Edit summaries have a number of drawbacks but also are very valuable. Vandals may provide misleading summaries and many editors leave the summary blank or use a canned edit summary that may or may not accurately reflect the impact of the edit. Despite these drawbacks, edit summaries are invaluable for tasks such as understanding work on Wikipedia, building datasets of edits for study, and contextualizing edits.
Task
This research will focus on developing a machine-learning model to auto-generate edit summaries for Wikipedia. It will primarily be applied machine learning research. A potential set of steps include:
- Familiarize yourself with the data -- i.e. common patterns in edit summaries (similar to the proposed research in T287992)
- Build a supervised training dataset:
- Data: you'll likely want to use the mediawiki history dumps (example on PAWS) as the primary source as they include both the revision text that you can use to generate diffs (features) and edit summaries (labels).

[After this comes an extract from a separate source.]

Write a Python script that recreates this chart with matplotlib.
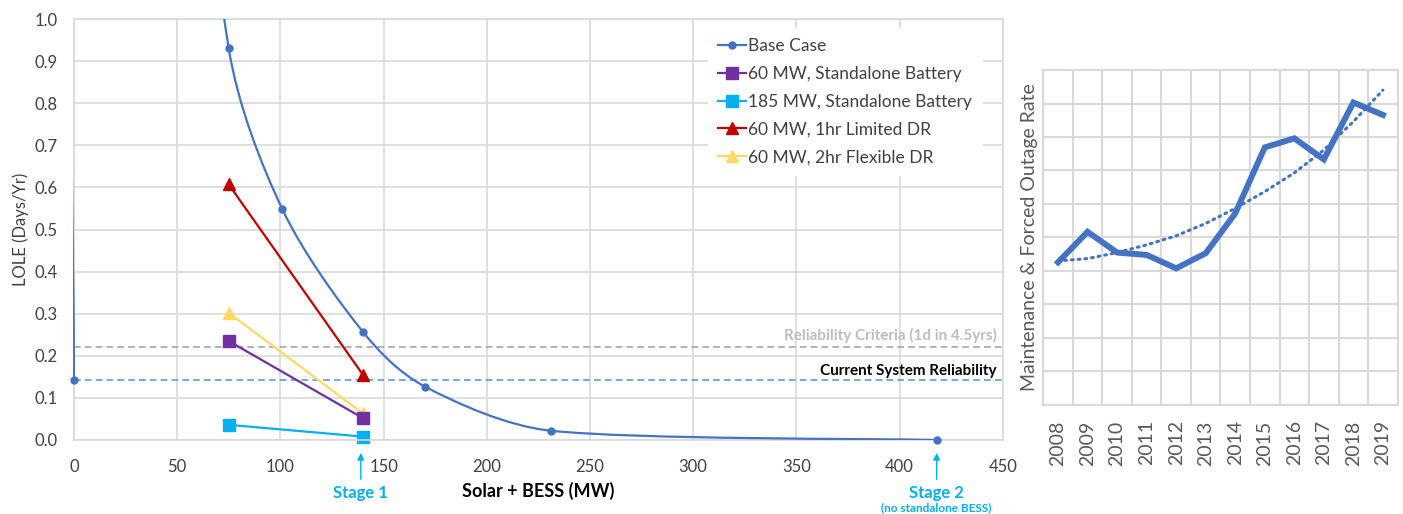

- Features: in a perfect world, a model could merely be provided the previous revision and current revision of a Wikipedia article as inputs and output an edit summary using e.g., a transformer model. This has a few major challenges though:
- Length: wikitext generally is going to be quite large -- a featured article on Wikipedia can easily exceed 6000 words -- and the changes will usually be to just a small part of the article.
- Meaning: wikitext has very specific syntax such as {{templates}} or [[links]] of <ref>references</ref> and the model would have to effectively learn to become a wikitext parser to properly ascribe meaning to any changes.
- Architecture: while transformer models can handle a wide range of inputs and associated tasks, I'm not sure if there is a format that supports two passages as input (previous+current wikitext) with arbitrarily-generated text as output (summary). BART may be the closest analogue but likely the previous+current wikitext has to be pre-processed in such a way that it comprises a single input.
- A few options to make the problem more tractable come to mind then:
- Basic aligned wikitext: concatenate only the changed wikitext paragraphs and hope the model can learn to compare them and learn the meaning / spatial interpretation of wikitext syntax -- e.g., any changed content between {{ and }} is part of a template.
- Reducing the space: focus the model just on instances where article text is changed. Inputs can then just be e.g., the changed sentences or paragraphs with syntax stripped out. This model would ignore changes like Categories, template edits, etc. but they can probably can be described through simpler approaches like merely providing a summary of how many elements were changed.
- Structured inputs: use the mwedittypes library to extract potential input features -- e.g., changed sentences in plaintext, non-text elements that were edited (templates, references, etc.). The different non-text edit types could be given special tokens to help the model incorporate this info.
- Labels: Build a dataset of edit summaries for English Wikipedia (or any other languages). Any dataset should filter out edits that were vandalism or patrolling-related (reverts) -- e.g., via mwreverts with the history dumps or building a list of revert(ed) edits via the denormalized edit history dumps. Further filtering might then be beneficial as many edit summaries are likely provided via dropdowns from tools (and thus might be overly general or just skew the data due to their prevalence). Different heuristics might be useful here -- e.g., semi-unique summaries provided by veteran editors -- but ultimately this will probably require some trial-and-error/iteration plus intuition about what seems to provide a large, high-quality, and maximally diverse dataset.
This task is considered [long] and it pre-supposes familiarity with ML modeling -- in particular, transformer models similar to the models described in Descartes: Generating Short Descriptions of Wikipedia Articles. In general, it's expected that the task will take a several months of consistent work and is a good fit for someone with some research experience or interest in being involved in research. The actual time needed, however, will depend greatly on your level of experience.
Rationale
In order to make edit summaries more useful for editors, they likely need to be more complete and trustworthy. Edit summary recommendations would have several benefits:
- They could be used to help new editors learn norms around what to put in edit summaries -- e.g., similar to T265163
- As a more "objective" summary than self-provided summaries, they could help patrollers filter which edits to check in more depth
Recommended Skills
- This task primarily requires some experience with machine learning, particular with fine-tuning pre-trained transformer models as a likely solution.
Acceptance Criteria
- The output of this task will be a Meta report describing the research and findings (example). Depending on researcher and mentor interest, this could be expanded into a more formal publication.
Process
- If you are interested in this task and it is not assigned to anyone, you may begin work on it. Please leave a comment on the task and tag @Isaac so that he is aware.
- If you have made some progress on the task (an initial dataset of features and labels) and would like to continue, share a link to your current draft and let @Isaac know so that he can assign the task to you and help you to plot out the next steps.
- Generally, @Isaac will be able to answer any questions about the task and try to respond quickly when clarification is necessary but response times may be slow if help is needed for more general debugging etc.